### The request:
Return all lines that include the string "this".

***** Records provided

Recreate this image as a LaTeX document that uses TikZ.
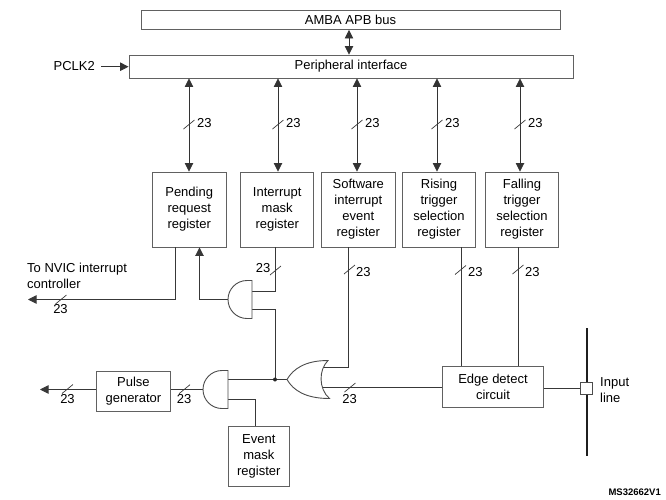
\documentclass[tikz,border=0pt]{standalone}
\usepackage{fontspec}
\setmainfont{Liberation Sans}
\usetikzlibrary{arrows.meta}
\begin{document}
\begin{tikzpicture}[x=1pt,y=-1pt,
  every node/.style={font=\fontsize{13}{16}\selectfont, inner sep=0pt},
  box/.style={draw=black!62, line width=0.9pt, align=center, fill=white},
  wire/.style={draw=black!78, line width=0.9pt},
  bus/.style={draw=black!80, line width=0.75pt},
  tip/.style={-{Triangle[length=8.5pt,width=8.5pt]}},
  dtip/.style={{Triangle[length=8.5pt,width=8.5pt]}-{Triangle[length=8.5pt,width=8.5pt]}},
  gate/.style={draw=black!70, line width=0.9pt, fill=white},
  busslash/.pic={\draw[draw=black!78, line width=0.7pt] (-5.5,4.5) -- (5.5,-4.5);},
]
\useasboundingbox (0,0) rectangle (666,499);

% ---------- top boxes ----------
\node[box, minimum width=419pt, minimum height=19pt] (amba) at (350.5,20) {AMBA APB bus};
\node[box, minimum width=444pt, minimum height=23pt] (perif) at (351,66.5) {Peripheral interface};
\node[anchor=east] (pclk) at (95,66) {PCLK2};
\coordinate (pclkA) at (101,66.7);
\draw[bus,tip] (pclkA) -- (perif.west |- pclkA);
\coordinate (ab) at (349,0);
\draw[bus,dtip] (amba.south -| ab) -- (perif.north -| ab);

% ---------- register row ----------
\node[box, minimum width=73.5pt, minimum height=75pt] (pend) at (189.2,209.5) {Pending\\request\\register};
\node[box, minimum width=73pt, minimum height=75pt] (mask) at (277.2,209.5) {Interrupt\\mask\\register};
\node[box, minimum width=73.3pt, minimum height=75pt] (swi) at (358.3,209.5) {Software\\interrupt\\event\\register};
\node[box, minimum width=73.3pt, minimum height=75pt] (rise) at (439,209.5) {Rising\\trigger\\selection\\register};
\node[box, minimum width=73.3pt, minimum height=75pt] (fall) at (522,209.5) {Falling\\trigger\\selection\\register};

\foreach \bx/\b [count=\i] in {189/pend,278/mask,357/swi,437/rise,520/fall}{
  \coordinate (bc\i) at (\bx,0);
  \draw[bus,dtip] (perif.south -| bc\i) -- (\b.north -| bc\i);
  \pic at (\bx,124.5) {busslash};
  \node[anchor=west] (tl\i) at (\bx+8,123.5) {23};
}

% ---------- lower boxes ----------
\node[box, minimum width=100.6pt, minimum height=40.6pt] (edge) at (493,387) {Edge detect\\circuit};
\node[box, minimum width=73.3pt, minimum height=40.7pt] (pulse) at (133.4,391.3) {Pulse\\generator};
\node[box, minimum width=61pt, minimum height=60pt] (evm) at (258.8,456) {Event\\mask\\register};

\node[anchor=west, align=left] (nvic) at (27,276) {To NVIC interrupt\\controller};
\node[anchor=west, align=left] (inl) at (600,390) {Input\\line};
\node[anchor=east, font=\fontsize{9.5}{11}\selectfont\bfseries] (ms) at (661,492) {MS32662V1};

% ---------- gate pins ----------
\coordinate (a1o) at (228,299.5);
\coordinate (a1i1) at (252,291);
\coordinate (a1i2) at (252,309);
\coordinate (a2o) at (203,389.5);
\coordinate (a2i1) at (228,379.5);
\coordinate (a2i2) at (228,399.5);
\coordinate (oro) at (287,379.5);
\coordinate (ori1) at (320,367.5);
\coordinate (ori2) at (320,387.7);

% ---------- wires ----------
\coordinate (nv) at (175.7,299.5);
\coordinate (nvE) at (28,299.5);
\draw[wire,tip] (pend.south -| nv) -- (nv) -- (nvE);
\pic at (61,299.5) {busslash};
\node (nvl) at (60.5,309.5) {23};

\coordinate (pu) at (199.5,299.5);
\draw[wire,tip] (a1o) -- (pu) -- (pend.south -| pu);

\coordinate (m1) at (275,291);
\draw[wire] (mask.south -| m1) -- (m1) -- (a1i1);
\pic at (275.5,270.5) {busslash};
\node[anchor=east] (ml) at (270.5,268) {23};

\coordinate (jn) at (275,379.5);
\draw[wire] (a1i2) -- (a1i2 -| jn) -- (jn);
\draw[wire] (oro) -- (a2i1);

\coordinate (s1) at (348.3,367.5);
\draw[wire] (swi.south -| s1) -- (s1) -- (ori1);
\pic at (349.5,269.5) {busslash};
\node[anchor=west] (sl) at (356,272) {23};

\draw[wire] (edge.west |- ori2) -- (ori2);
\pic at (350,387.5) {busslash};
\node (el) at (349.5,399) {23};

\coordinate (r1) at (461.7,0);
\draw[wire] (rise.south -| r1) -- (edge.north -| r1);
\pic at (460.5,270) {busslash};
\node[anchor=west] (rl) at (468,271.7) {23};

\coordinate (f1) at (518.3,0);
\draw[wire] (fall.south -| f1) -- (edge.north -| f1);
\pic at (518,269.5) {busslash};
\node[anchor=west] (fl) at (525,271.7) {23};

\draw[wire] (a2o) -- (pulse.east |- a2o);
\pic at (184.5,389.2) {busslash};
\node (pl) at (184,399.5) {23};

\coordinate (poE) at (40,389.5);
\draw[wire,tip] (pulse.west |- a2o) -- (poE);
\pic at (67.5,389) {busslash};
\node (pol) at (67.5,399.5) {23};

\coordinate (ev) at (255.7,0);
\draw[wire] (a2i2) -- (a2i2 -| ev) -- (evm.north -| ev);

% ---------- input line ----------
\coordinate (il1) at (586.7,328.3);
\coordinate (il2) at (586.7,456);
\draw[line width=2pt, black!88] (il1) -- (il2);
\node[draw=black!70, line width=0.9pt, fill=white, minimum width=11.6pt, minimum height=11.3pt] (sq) at (586.5,388.4) {};
\draw[wire] (edge.east |- sq.west) -- (sq.west);

% ---------- gates ----------
\draw[gate] (252,280.5) -- (247,280.5) .. controls (236.5,280.5) and (228,289) .. (228,299.5)
  .. controls (228,310) and (236.5,318.5) .. (247,318.5) -- (252,318.5) -- cycle;
\draw[gate] (228,370.5) -- (222,370.5) .. controls (211.5,370.5) and (203,379) .. (203,389.5)
  .. controls (203,400) and (211.5,408.5) .. (222,408.5) -- (228,408.5) -- cycle;
\draw[gate] (287,379.5) .. controls (293,369) and (305,360.5) .. (328,360.5)
  .. controls (318.5,370) and (318.5,389) .. (329.5,398.5)
  .. controls (305,398.5) and (293,390) .. (287,379.5) -- cycle;
\fill[black!85] (jn) circle (2pt);
\end{tikzpicture}
\end{document}
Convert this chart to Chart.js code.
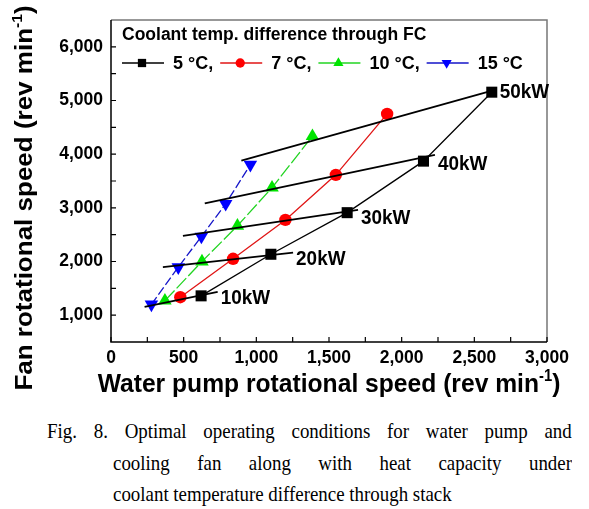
<!DOCTYPE html>
<html>
<head>
<meta charset="utf-8">
<script src="https://cdn.jsdelivr.net/npm/chart.js@4"></script>
<style>
body { margin: 0; background: #fff; }
#wrap { position: relative; width: 589px; height: 509px; overflow: hidden; }
#chart { position: absolute; left: 0; top: 0; }
.cap { position: absolute; font-family: 'Liberation Serif', 'Times New Roman', serif; font-size: 21px; line-height: 32px; color: #000; white-space: nowrap; transform: scaleX(0.9); transform-origin: 0 0; }
.just { white-space: normal; text-align: justify; text-align-last: justify; }
</style>
</head>
<body>
<div id="wrap">
  <canvas id="chart" width="589" height="400"></canvas>
  <div class="cap just" style="left:47px; top:415px; width:583px;">Fig. 8. Optimal operating conditions for water pump and</div>
  <div class="cap just" style="left:113px; top:447px; width:510px;">cooling fan along with heat capacity under</div>
  <div class="cap" style="left:113px; top:478px;">coolant temperature difference through stack</div>
</div>
<script>
// heat capacity for each point (same order in every series)
const powers = ['10kW', '20kW', '30kW', '40kW', '50kW']
const tempLabels = ['5 °C,', '7 °C,', '10 °C,', '15 °C']

// water pump speed / fan speed, rev min-1
const pump5 = [620, 1100, 1625, 2150, 2620]
const fan5 = [1360, 2135, 2910, 3870, 5155]
const pump7 = [477, 840, 1200, 1547, 1900]
const fan7 = [1335, 2050, 2775, 3615, 4750]
const pump10 = [371, 626, 870, 1108, 1386]
const fan10 = [1270, 2000, 2665, 3375, 4335]
const pump15 = [278, 463, 622, 789, 959]
const fan15 = [1200, 1895, 2465, 3075, 3805]

// constant heat capacity lines: [start, end]
const isoPump = [[231, 734], [357, 1253], [495, 1700], [645, 2229], [897, 2654]]
const isoFan = [[1155, 1434], [1894, 2166], [2477, 2961], [3085, 3985], [3879, 5208]]

const xTicks = [0, 500, 1000, 1500, 2000, 2500, 3000]
const yTicks = [1000, 2000, 3000, 4000, 5000, 6000]

const series = [
    { label: tempLabels[0], pump: pump5, fan: fan5, color: '#000000', line: '#000000', style: 'rect', radius: 7.8, rot: 0, dash: [] },
    { label: tempLabels[1], pump: pump7, fan: fan7, color: '#ff0000', line: '#e01515', style: 'circle', radius: 6.2, rot: 0, dash: [] },
    { label: tempLabels[2], pump: pump10, fan: fan10, color: '#00e400', line: '#22d422', style: 'triangle', radius: 7.8, rot: 0, dash: [14, 3] },
    { label: tempLabels[3], pump: pump15, fan: fan15, color: '#0000ff', line: '#1515c8', style: 'triangle', radius: 7.8, rot: 180, dash: [9, 3] }
]

const datasets = []
isoPump.forEach((p, i) => {
    datasets.push({
        label: powers[i],
        data: [{ x: p[0], y: isoFan[i][0] }, { x: p[1], y: isoFan[i][1] }],
        borderColor: '#000',
        borderWidth: 1.8,
        pointRadius: 0,
        showLine: true
    })
})
series.forEach((s) => {
    datasets.push({
        label: s.label,
        data: s.pump.map((v, i) => ({ x: v, y: s.fan[i] })),
        borderColor: s.line,
        borderWidth: 1.3,
        borderDash: s.dash,
        backgroundColor: s.color,
        pointBackgroundColor: s.color,
        pointBorderWidth: 0,
        pointStyle: s.style,
        pointRotation: s.rot,
        pointRadius: s.radius,
        showLine: true
    })
})

const fmt = (v) => v.toLocaleString('en-US')
const sans = 'Liberation Sans, Arial, sans-serif'

// text with a superscript part, centred on x, squeezed by sx / sy
function textSup(ctx, parts, x, y, size, sx, sy) {
    let w = 0
    parts.forEach(([t, sup]) => {
        ctx.font = 'bold ' + (sup ? size * 0.6 : size) + 'px ' + sans
        w += ctx.measureText(t).width
    })
    ctx.save()
    ctx.translate(x, y)
    ctx.scale(sx, sy)
    let cx = -w / 2
    ctx.textAlign = 'left'
    ctx.textBaseline = 'alphabetic'
    parts.forEach(([t, sup]) => {
        ctx.font = 'bold ' + (sup ? size * 0.6 : size) + 'px ' + sans
        ctx.fillText(t, cx, sup ? -size * 0.4 : 0)
        cx += ctx.measureText(t).width
    })
    ctx.restore()
}

const decor = {
    id: 'decor',
    afterDraw(chart) {
        const ctx = chart.ctx
        const a = chart.chartArea
        const xs = chart.scales.x
        const ys = chart.scales.y
        ctx.save()

        // frame
        ctx.lineWidth = 1.5
        ctx.strokeStyle = '#777'
        ctx.beginPath()
        ctx.moveTo(a.left, a.top); ctx.lineTo(a.right, a.top); ctx.lineTo(a.right, a.bottom)
        ctx.stroke()
        ctx.strokeStyle = '#000'
        ctx.beginPath()
        ctx.moveTo(a.left, a.top); ctx.lineTo(a.left, a.bottom); ctx.lineTo(a.right, a.bottom)
        ctx.stroke()

        // inward ticks, major and minor
        ctx.lineWidth = 1.2
        ctx.beginPath()
        for (let v = 0; v <= 3000; v += 250) {
            const px = xs.getPixelForValue(v)
            ctx.moveTo(px, a.bottom); ctx.lineTo(px, a.bottom - 5)
        }
        for (let v = 1000; v <= 6000; v += 500) {
            const py = ys.getPixelForValue(v)
            ctx.moveTo(a.left, py); ctx.lineTo(a.left + 5, py)
        }
        ctx.stroke()

        // heat capacity labels at the end of each line
        ctx.fillStyle = '#000'
        ctx.font = 'bold 21px ' + sans
        ctx.textAlign = 'left'
        ctx.textBaseline = 'middle'
        isoPump.forEach((p, i) => {
            const px = xs.getPixelForValue(p[1])
            const py = ys.getPixelForValue(isoFan[i][1])
            ctx.save()
            ctx.translate(px + 3, py + (i === 4 ? 3 : 6 + i))
            ctx.scale(0.9, 1)
            ctx.fillText(powers[i], 0, 0)
            ctx.restore()
        })

        // legend
        ctx.font = 'bold 17.5px ' + sans
        ctx.textBaseline = 'middle'
        ctx.fillText('Coolant temp. difference through FC', 122, 35)
        ctx.font = 'bold 18px ' + sans
        let lx = 122
        const ly = 63
        series.forEach((s) => {
            ctx.strokeStyle = s.line
            ctx.lineWidth = 1.5
            ctx.setLineDash([])
            ctx.beginPath()
            ctx.moveTo(lx, ly); ctx.lineTo(lx + 42, ly)
            ctx.stroke()
            ctx.fillStyle = s.color
            Chart.helpers.drawPoint(ctx, { pointStyle: s.style, radius: s.radius * 0.75, rotation: s.rot, borderWidth: 0 }, lx + 20, ly)
            ctx.fillStyle = '#000'
            ctx.fillText(s.label, lx + 51, ly + 1)
            lx += 51 + ctx.measureText(s.label).width + 7
        })

        // axis titles
        ctx.fillStyle = '#000'
        textSup(ctx, [['Water pump rotational speed (rev min', false], ['-1', true], [')', false]], (a.left + a.right) / 2, a.bottom + 50, 26.5, 0.93, 1)
        ctx.save()
        ctx.translate(32, 198)
        ctx.rotate(-Math.PI / 2)
        textSup(ctx, [['Fan rotational speed (rev min', false], ['-1', true], [')', false]], 0, 0, 26, 1, 0.93)
        ctx.restore()

        ctx.restore()
    }
}

const config = {
    type: 'scatter',
    data: { datasets: datasets },
    options: {
        responsive: false,
        animation: false,
        events: [],
        layout: { padding: { top: 20, right: 42, left: 0, bottom: 0 } },
        plugins: { legend: { display: false }, tooltip: { enabled: false } },
        scales: {
            x: {
                type: 'linear', min: 0, max: 3000,
                afterBuildTicks: (s) => { s.ticks = xTicks.map((v) => ({ value: v })) },
                afterFit: (s) => { s.height = 58 },
                grid: { display: false, drawTicks: false },
                border: { display: false },
                ticks: { color: '#000', padding: 6, maxRotation: 0, font: { family: sans, size: 17.5, weight: 'bold' }, callback: fmt }
            },
            y: {
                type: 'linear', min: 500, max: 6500,
                afterBuildTicks: (s) => { s.ticks = yTicks.map((v) => ({ value: v })) },
                afterFit: (s) => { s.width = 111 },
                grid: { display: false, drawTicks: false },
                border: { display: false },
                ticks: { color: '#000', padding: 8, font: { family: sans, size: 17.5, weight: 'bold' }, callback: fmt }
            }
        }
    },
    plugins: [decor]
}

new Chart(document.getElementById('chart'), config)
</script>
</body>
</html>
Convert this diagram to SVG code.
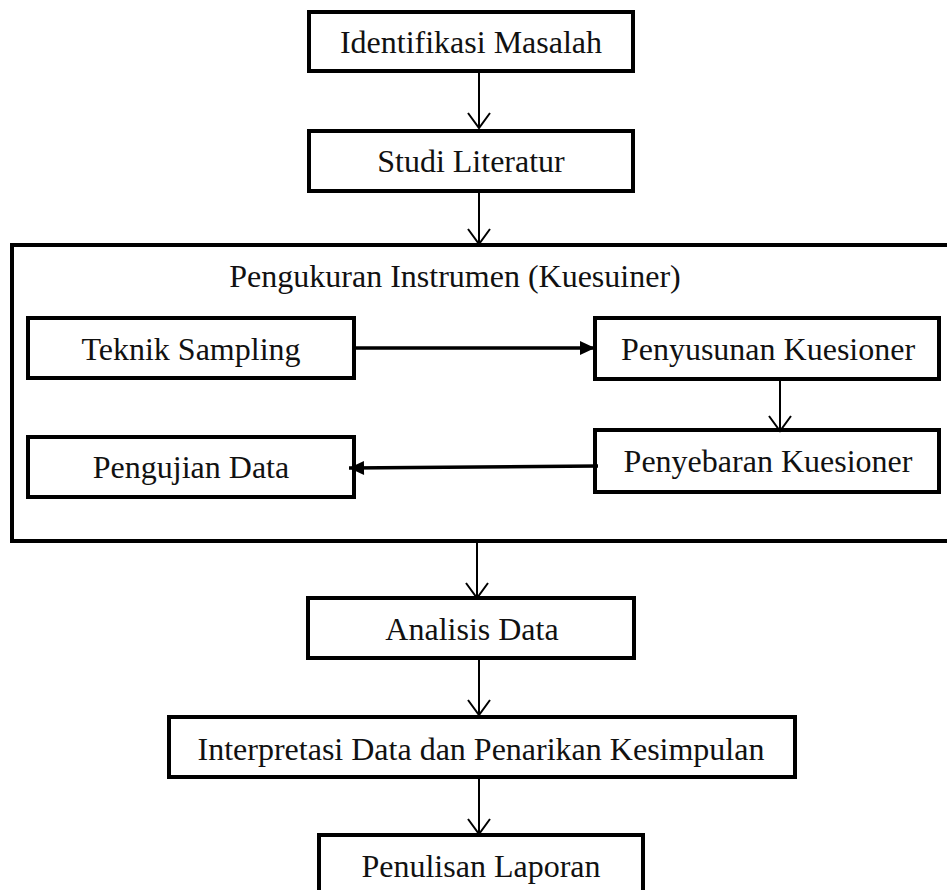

**********

### Answer to the exercise:
Recreate this image as a LaTeX document that uses TikZ.
Convert this chart to Chart.js code.
Convert this diagram to SVG code.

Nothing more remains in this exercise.